The given pair of equations are
\[\begin{align}
  & p\tan t+q\sec t-x=0...(1) \\
 & {{p}^{'}}\tan t+{{q}^{'}}\sec t-y=0...(2) \\
\end{align}\]
We are asked to eliminate $t$ here which is present in $\tan t$ and $\sec t.$ So we need to find a relation among rest of the real constants $p,{{p}^{'}},q,{{q}^{'}},x,y$ free of $\tan t$ and $\sec t.$ We first multiply ${{q}^{'}}$ with equation (1) and $q$ with equation (2) in order to eliminate $\sec t$. We have
\[\begin{align}
  & p{{q}^{'}}\tan t+q{{q}^{'}}\sec t-x{{q}^{'}}=0...(1) \\
 & {{p}^{'}}q\tan t+q{{q}^{'}}\sec t-yq=0...(2) \\
\end{align}\]
We now subtract equation(2) from equation (1) and get
\[\begin{align}
  & \left( p{{q}^{'}}-{{p}^{'}}q \right)\tan t-\left( x{{q}^{'}}-yq \right)=0 \\
 & \Rightarrow \tan t=\dfrac{x{{q}^{'}}-yq}{p{{q}^{'}}-{{p}^{'}}q} \\
\end{align}\]
We put the value of $\tan t$ in equation (1) and get ,
\[\begin{align}
  & p\left( \dfrac{x{{q}^{'}}-yq}{p{{q}^{'}}-{{p}^{'}}q} \right)+q\sec t-x=0 \\
 & \Rightarrow q\sec t=x-p\left( \dfrac{x{{q}^{'}}-yq}{p{{q}^{'}}-{{p}^{'}}q} \right) \\
 & \Rightarrow q\sec t=\dfrac{xp{{q}^{'}}-x{{p}^{'}}q-xp{{q}^{'}}+ypq}{p{{q}^{'}}-{{p}^{'}}q} \\
 & \Rightarrow q\sec t=\dfrac{ypq-x{{p}^{'}}q}{p{{q}^{'}}-{{p}^{'}}q} \\
\end{align}\]
We divide both side by $q$ and get ,
\[\sec t=\dfrac{yp-x{{p}^{'}}}{p{{q}^{'}}-{{p}^{'}}q}\]
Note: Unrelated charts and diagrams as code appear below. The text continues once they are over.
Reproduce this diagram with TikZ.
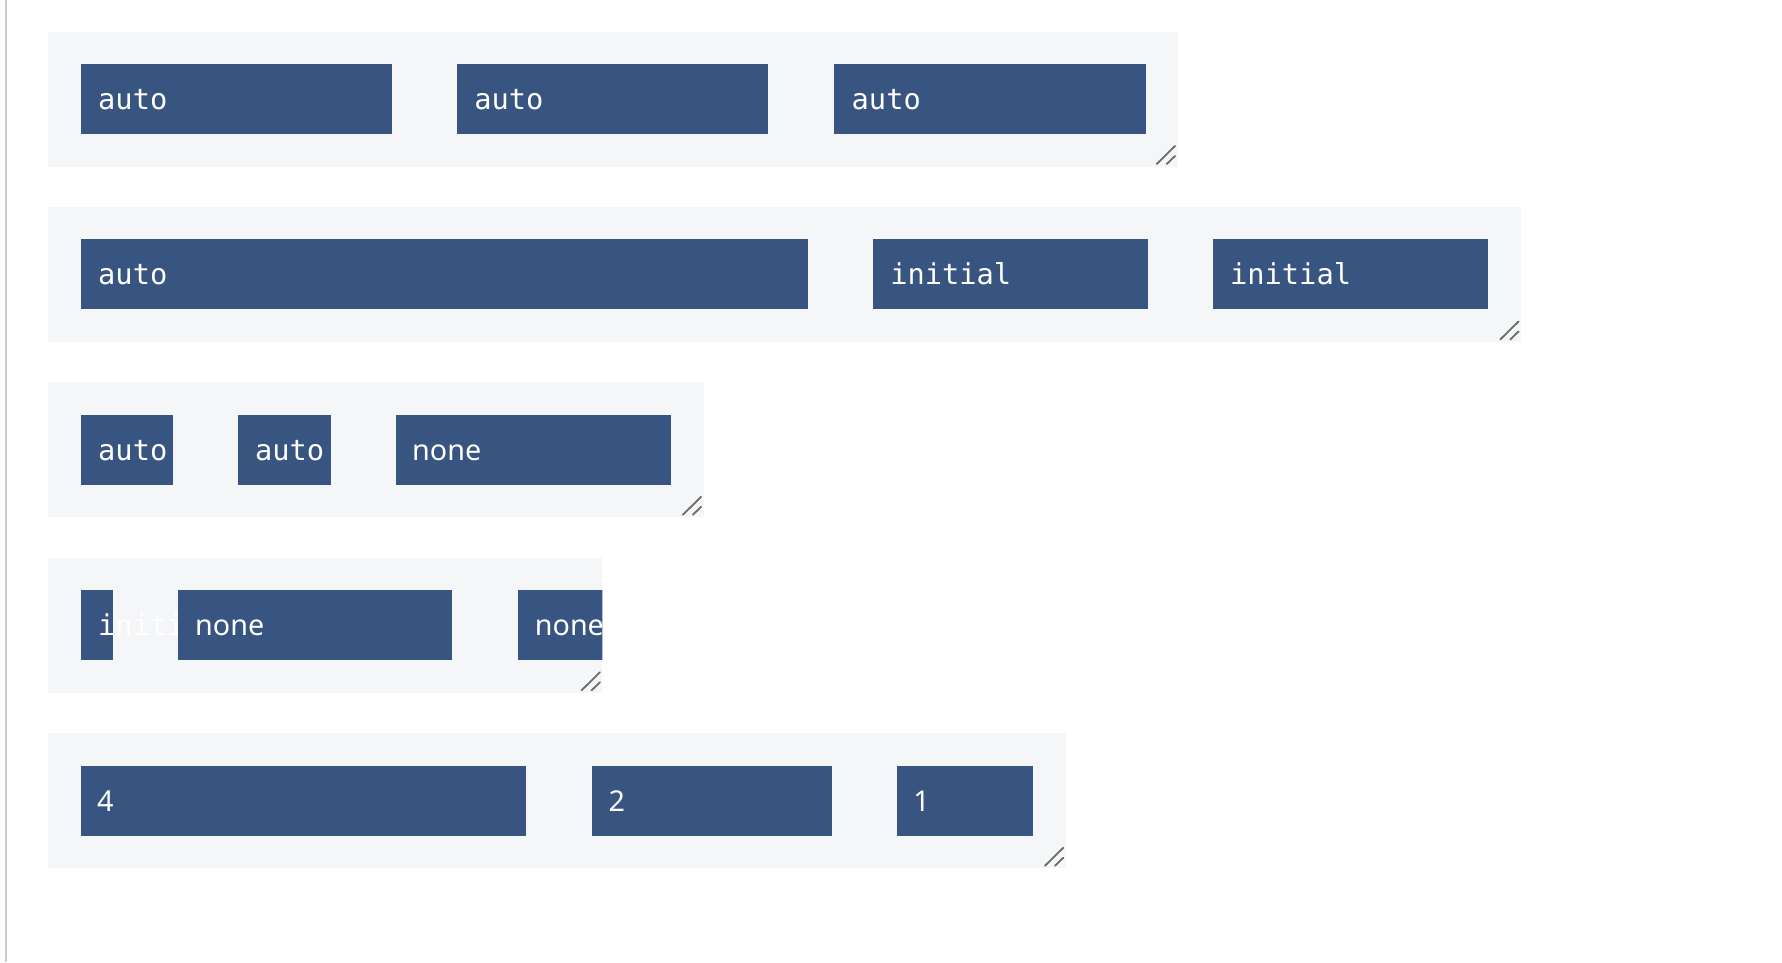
\documentclass[tikz,border=0pt]{standalone}
\usepackage{fontspec}
\newfontfamily\monof{DejaVu Sans Mono}
\newfontfamily\sansf{Noto Sans}
\definecolor{itembg}{HTML}{385480}
\definecolor{contbg}{HTML}{F5F6F8}
\definecolor{handlec}{HTML}{6B6B6B}
\definecolor{rulec}{HTML}{CCCCCC}
\tikzset{
  container/.style={fill=contbg, draw=none, inner sep=0pt, outer sep=0pt, anchor=north west, minimum height=135pt},
  item/.style={fill=itembg, draw=none, inner sep=0pt, outer sep=0pt, anchor=north west, minimum height=70pt},
  monotxt/.style={font=\monof\fontsize{28.7}{34}\selectfont, text=white, anchor=base west, inner sep=0pt},
  sanstxt/.style={font=\sansf\fontsize{28.7}{34}\selectfont, text=white, anchor=base west, inner sep=0pt},
  handle/.style={draw=handlec, line width=1.8pt, line cap=round},
}
\begin{document}
\begin{tikzpicture}[x=1pt,y=-1pt]
\useasboundingbox (0,0) rectangle (1782,962);
\fill[white] (0,0) rectangle (1782,962);
\fill[rulec] (5,0) rectangle (7,962);

% Row 1
\node[container, minimum width=1129.8pt] (c1) at (47.7,31.5) {};
\node[item, minimum width=311.4pt] (r1a) at (80.7,63.8) {};
\node[monotxt] (t1a) at (98,109.3) {auto};
\node[item, minimum width=311.4pt] (r1b) at (456.9,63.8) {};
\node[monotxt] (t1b) at (474.2,109.3) {auto};
\node[item, minimum width=311.4pt] (r1c) at (834.2,63.8) {};
\node[monotxt] (t1c) at (851.5,109.3) {auto};
\draw[handle] ([shift={(-20.7,-2.6)}]c1.south east) -- ([shift={(-2.4,-20.6)}]c1.south east);
\draw[handle] ([shift={(-10.7,-2.6)}]c1.south east) -- ([shift={(-2.4,-10.6)}]c1.south east);

% Row 2
\node[container, minimum width=1473.3pt] (c2) at (47.7,207) {};
\node[item, minimum width=727.3pt] (r2a) at (80.7,239.3) {};
\node[monotxt] (t2a) at (98,284.8) {auto};
\node[item, minimum width=275.1pt] (r2b) at (872.8,239.3) {};
\node[monotxt] (t2b) at (890.1,284.8) {initial};
\node[item, minimum width=275.1pt] (r2c) at (1212.6,239.3) {};
\node[monotxt] (t2c) at (1229.9,284.8) {initial};
\draw[handle] ([shift={(-20.7,-2.6)}]c2.south east) -- ([shift={(-2.4,-20.6)}]c2.south east);
\draw[handle] ([shift={(-10.7,-2.6)}]c2.south east) -- ([shift={(-2.4,-10.6)}]c2.south east);

% Row 3
\node[container, minimum width=655.8pt] (c3) at (47.7,382.4) {};
\node[item, minimum width=92pt] (r3a) at (80.7,414.7) {};
\node[monotxt] (t3a) at (98,460.2) {auto};
\node[item, minimum width=93.2pt] (r3b) at (237.5,414.7) {};
\node[monotxt] (t3b) at (254.8,460.2) {auto};
\node[item, minimum width=275pt] (r3c) at (395.5,414.7) {};
\node[sanstxt] (t3c) at (412,460.2) {none};
\draw[handle] ([shift={(-20.7,-2.6)}]c3.south east) -- ([shift={(-2.4,-20.6)}]c3.south east);
\draw[handle] ([shift={(-10.7,-2.6)}]c3.south east) -- ([shift={(-2.4,-10.6)}]c3.south east);

% Row 4
\node[container, minimum width=554.6pt] (c4) at (47.7,557.9) {};
\begin{scope}
\clip (47.7,557.9) rectangle (602.3,692.9);
\node[item, minimum width=31.8pt] (r4a) at (80.7,590.2) {};
\node[monotxt] (t4a) at (98,635.7) {initial};
\node[item, minimum width=273.9pt] (r4b) at (178.4,590.2) {};
\node[sanstxt] (t4b) at (195,635.7) {none};
\node[item, minimum width=90pt] (r4c) at (518.2,590.2) {};
\node[sanstxt] (t4c) at (534.7,635.7) {none};
\end{scope}
\draw[handle] ([shift={(-20.7,-2.6)}]c4.south east) -- ([shift={(-2.4,-20.6)}]c4.south east);
\draw[handle] ([shift={(-10.7,-2.6)}]c4.south east) -- ([shift={(-2.4,-10.6)}]c4.south east);

% Row 5
\node[container, minimum width=1018pt] (c5) at (47.7,733.3) {};
\node[item, minimum width=445.5pt] (r5a) at (80.7,765.6) {};
\node[sanstxt] (t5a) at (97,811.1) {4};
\node[item, minimum width=239.8pt] (r5b) at (592.1,765.6) {};
\node[sanstxt] (t5b) at (608.4,811.1) {2};
\node[item, minimum width=135.6pt] (r5c) at (896.9,765.6) {};
\node[sanstxt] (t5c) at (913.2,811.1) {1};
\draw[handle] ([shift={(-20.7,-2.6)}]c5.south east) -- ([shift={(-2.4,-20.6)}]c5.south east);
\draw[handle] ([shift={(-10.7,-2.6)}]c5.south east) -- ([shift={(-2.4,-10.6)}]c5.south east);
\end{tikzpicture}
\end{document}
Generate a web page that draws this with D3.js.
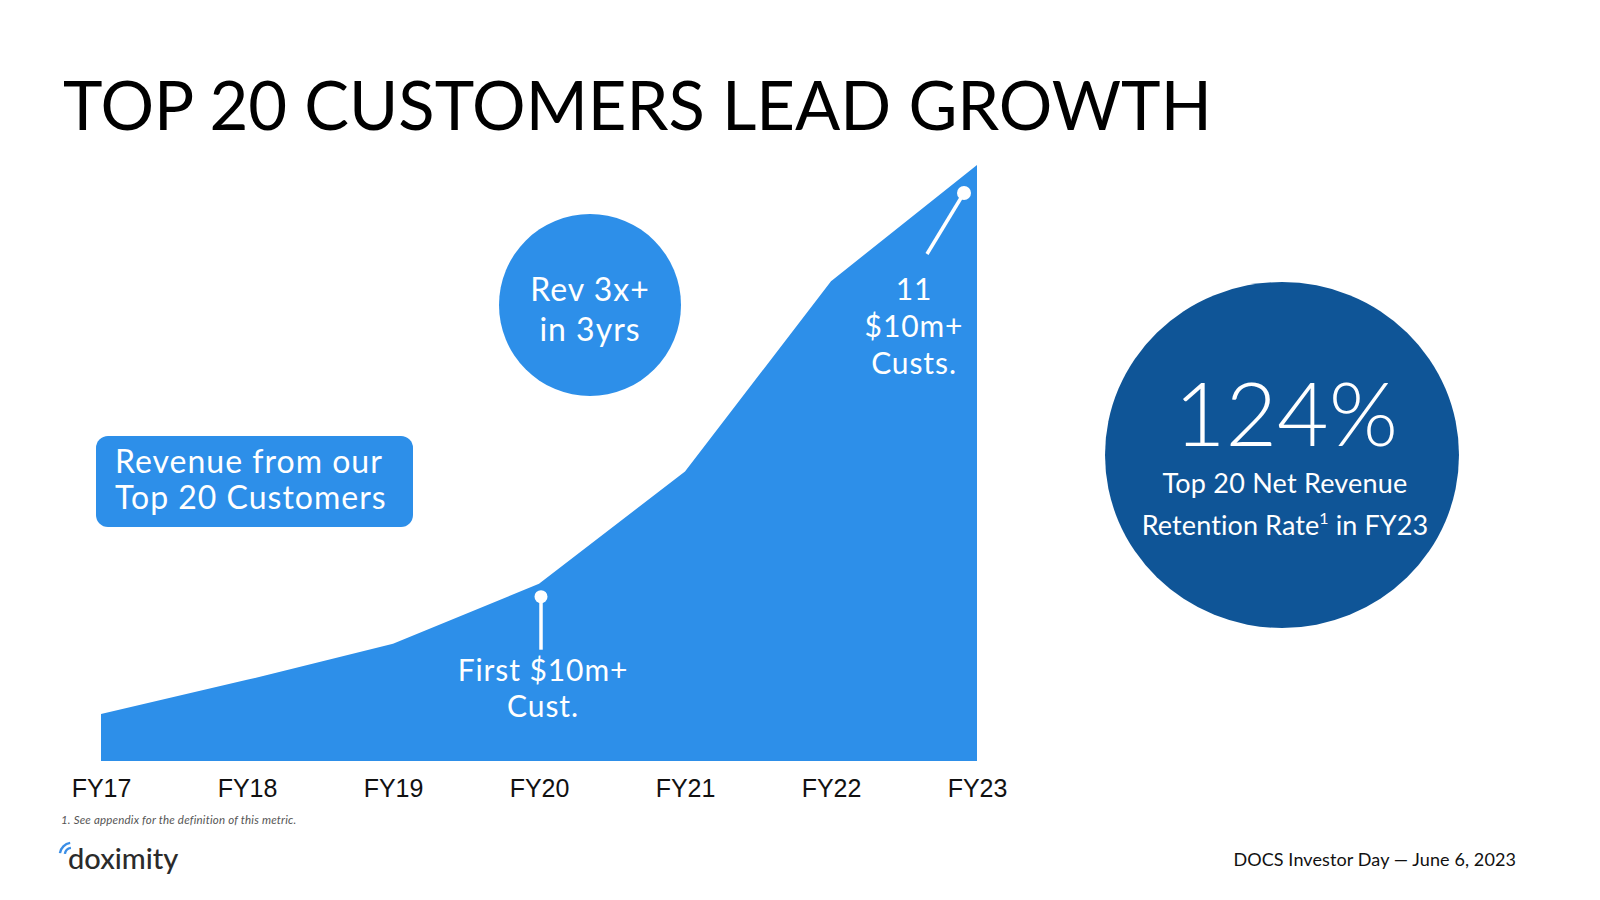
<!DOCTYPE html>
<html>
<head>
<meta charset="utf-8">
<script src="https://cdn.jsdelivr.net/npm/d3@7"></script>
<style>
  html, body { margin: 0; padding: 0; background: #ffffff; }
  svg { display: block; }
</style>
</head>
<body>
<svg id="chart" width="1600" height="900"></svg>
<script>
// ---- Data ----
const categories = ["FY17", "FY18", "FY19", "FY20", "FY21", "FY22", "FY23"];
const revenueIndex = [47, 81, 117, 177, 289, 479, 595]; // relative revenue of top 20 customers
const titleText = "TOP 20 CUSTOMERS LEAD GROWTH";
const legendLines = ["Revenue from our", "Top 20 Customers"];
const bubbleLines = ["Rev 3x+", "in 3yrs"];
const firstCustLines = ["First $10m+", "Cust."];
const elevenCustLines = ["11", "$10m+", "Custs."];
const nrrValue = "124%";
const nrrLines = ["Top 20 Net Revenue", "Retention Rate", "1", " in FY23"];
const footnote = "1. See appendix for the definition of this metric.";
const footer = "DOCS Investor Day \u2014 June 6, 2023";
const logoText = "doximity";

const data = categories.map((c, i) => ({ cat: c, value: revenueIndex[i] }));

const AREA = "#2D8FE9";
const DARK = "#0F5597";
const SANS = "Lato, 'Open Sans', sans-serif";

const svg = d3.select("#chart");

const x = d3.scalePoint().domain(categories).range([101, 977]);
const y = d3.scaleLinear().domain([0, d3.max(revenueIndex)]).range([761, 165]);

// Title
const title = svg.append("text")
  .attr("x", 63).attr("y", 130)
  .attr("font-family", SANS).attr("font-size", 70).attr("font-weight", 400)
  .attr("fill", "#000").text(titleText);
{
  const w = title.node().getComputedTextLength();
  title.attr("font-size", 70 * 1149 / w);
}

// Area
const area = d3.area().x(d => x(d.cat)).y0(y(0)).y1(d => y(d.value));
svg.append("path").datum(data).attr("d", area).attr("fill", AREA);

// X axis (labels only)
const xAxis = d3.axisBottom(x).tickSize(0).tickPadding(0);
const gx = svg.append("g").attr("transform", `translate(0, ${y(0) + 18})`).call(xAxis);
gx.select(".domain").remove();
gx.selectAll("text")
  .attr("font-family", "'Liberation Sans', Arial, sans-serif")
  .attr("font-size", 25).attr("fill", "#111").attr("dy", "0.71em");

// Legend box
svg.append("rect").attr("x", 96).attr("y", 436).attr("width", 317).attr("height", 91)
  .attr("rx", 12).attr("fill", AREA);
svg.append("g").selectAll("text").data(legendLines).join("text")
  .attr("x", 115).attr("y", (d, i) => 473 + i * 36)
  .attr("font-family", SANS).attr("font-size", 32).attr("letter-spacing", 1.0)
  .attr("fill", "#fff").text(d => d);

// Bubble "Rev 3x+ in 3yrs"
svg.append("circle").attr("cx", 590).attr("cy", 305).attr("r", 91).attr("fill", AREA);
svg.append("g").selectAll("text").data(bubbleLines).join("text")
  .attr("x", 590).attr("y", (d, i) => 301 + i * 40).attr("text-anchor", "middle")
  .attr("font-family", SANS).attr("font-size", 32).attr("letter-spacing", 1.0)
  .attr("fill", "#fff").text(d => d);

// Annotation: first $10m+ customer (FY20)
const fx = x("FY20") + 2, fy = y(revenueIndex[3]) + 13;
svg.append("line").attr("x1", fx).attr("y1", fy).attr("x2", fx).attr("y2", fy + 53)
  .attr("stroke", "#fff").attr("stroke-width", 3.5);
svg.append("circle").attr("cx", fx).attr("cy", fy).attr("r", 6.5).attr("fill", "#fff");
svg.append("g").selectAll("text").data(firstCustLines).join("text")
  .attr("x", fx + 2).attr("y", (d, i) => 681 + i * 36).attr("text-anchor", "middle")
  .attr("font-family", SANS).attr("font-size", 30).attr("letter-spacing", 0.9)
  .attr("fill", "#fff").text(d => d);

// Annotation: 11 $10m+ customers (FY23)
const ex = x("FY23") - 13, ey = y(revenueIndex[6]) + 28;
svg.append("line").attr("x1", ex).attr("y1", ey).attr("x2", ex - 37).attr("y2", ey + 61)
  .attr("stroke", "#fff").attr("stroke-width", 3.5);
svg.append("circle").attr("cx", ex).attr("cy", ey).attr("r", 7).attr("fill", "#fff");
svg.append("g").selectAll("text").data(elevenCustLines).join("text")
  .attr("x", 914).attr("y", (d, i) => 300 + i * 37).attr("text-anchor", "middle")
  .attr("font-family", SANS).attr("font-size", 30).attr("letter-spacing", 0.9)
  .attr("fill", "#fff").text(d => d);

// Big NRR circle
const cxN = 1284;
svg.append("ellipse").attr("cx", 1282).attr("cy", 455).attr("rx", 177).attr("ry", 173).attr("fill", DARK);
svg.append("text").attr("x", cxN + 2).attr("y", 446).attr("text-anchor", "middle")
  .attr("font-family", SANS).attr("font-size", 89).attr("font-weight", 300)
  .attr("fill", "#fff").text(nrrValue);
svg.append("text").attr("x", cxN + 1).attr("y", 493).attr("text-anchor", "middle")
  .attr("font-family", SANS).attr("font-size", 27).attr("letter-spacing", 0.2)
  .attr("fill", "#fff").text(nrrLines[0]);
const l2 = svg.append("text").attr("x", cxN + 1).attr("y", 535).attr("text-anchor", "middle")
  .attr("font-family", SANS).attr("font-size", 27).attr("letter-spacing", 0.1)
  .attr("fill", "#fff");
l2.append("tspan").text(nrrLines[1]);
l2.append("tspan").attr("font-size", 16).attr("dy", -11).text(nrrLines[2]);
l2.append("tspan").attr("dy", 11).text(nrrLines[3]);

// Footnote
svg.append("text").attr("x", 61).attr("y", 824)
  .attr("font-family", SANS).attr("font-size", 11.5).attr("font-style", "italic")
  .attr("letter-spacing", 0.2).attr("fill", "#555").text(footnote);

// Logo
const logo = svg.append("g");
logo.append("text").attr("x", 68).attr("y", 869)
  .attr("font-family", SANS).attr("font-size", 29).attr("font-weight", 500)
  .attr("fill", "#2b2b2b").text(logoText);
const arc = d3.arc();
[6, 11].forEach(r => {
  logo.append("path")
    .attr("transform", "translate(72, 855)")
    .attr("d", arc({ innerRadius: r, outerRadius: r + 2.4, startAngle: -Math.PI / 2 + 0.15, endAngle: -0.15 }))
    .attr("fill", "#3A8EE6");
});

// Footer
svg.append("text").attr("x", 1516).attr("y", 866).attr("text-anchor", "end")
  .attr("font-family", SANS).attr("font-size", 18).attr("letter-spacing", 0.1)
  .attr("fill", "#111").text(footer);
</script>
</body>
</html>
We know from the trigonometric identity that
\[{{\sec }^{2}}t-{{\tan }^{2}}t=1\]
We put the values of $\sec t$ and $\tan t$ and proceed ,
\[{{\left( \dfrac{yp-x{{p}^{'}}}{p{{q}^{'}}-{{p}^{'}}q} \right)}^{2}}-{{\left( \dfrac{x{{q}^{'}}-yq}{p{{q}^{'}}-{{p}^{'}}q} \right)}^{2}}=1\]
We multiply ${{\left( p{{q}^{'}}-{{p}^{'}}q \right)}^{2}}$ in all of the above terms and get ,
\[{{\left( yp-x{{p}^{'}} \right)}^{2}}-{{\left( x{{q}^{'}}-yq \right)}^{2}}={{\left( p{{q}^{'}}-{{p}^{'}}q \right)}^{2}}\]
The above obtained equation is free of $\sec t,\tan t$ and hence is also free of $t$. So it is the required equation.

Note: We take note of that the given real constants $p,{{p}^{'}},q,{{q}^{'}}$ are non-zero as well the $p{{q}^{'}}-{{p}^{'}}q$ is nonzero. We can also begin with eliminating $\tan t$ and then find $\sec t$. We know that when are given a pair of linear equations ${{a}_{1}}x+{{b}_{1}}y+{{c}_{1}}=0,{{a}_{2}}x+{{b}_{2}}y+{{c}_{2}}=0$ we can directly find unknowns as $x=\dfrac{{{b}_{1}}{{c}_{2}}-{{b}_{2}}{{c}_{1}}}{{{a}_{1}}{{b}_{2}}-{{a}_{2}}{{b}_{1}}},y=\dfrac{{{c}_{1}}{{a}_{2}}-{{c}_{2}}{{a}_{1}}}{{{a}_{1}}{{b}_{2}}-{{a}_{2}}{{b}_{1}}}$ where ${{a}_{1}}{{b}_{2}}-{{a}_{1}}{{b}_{2}}$ is non-zero.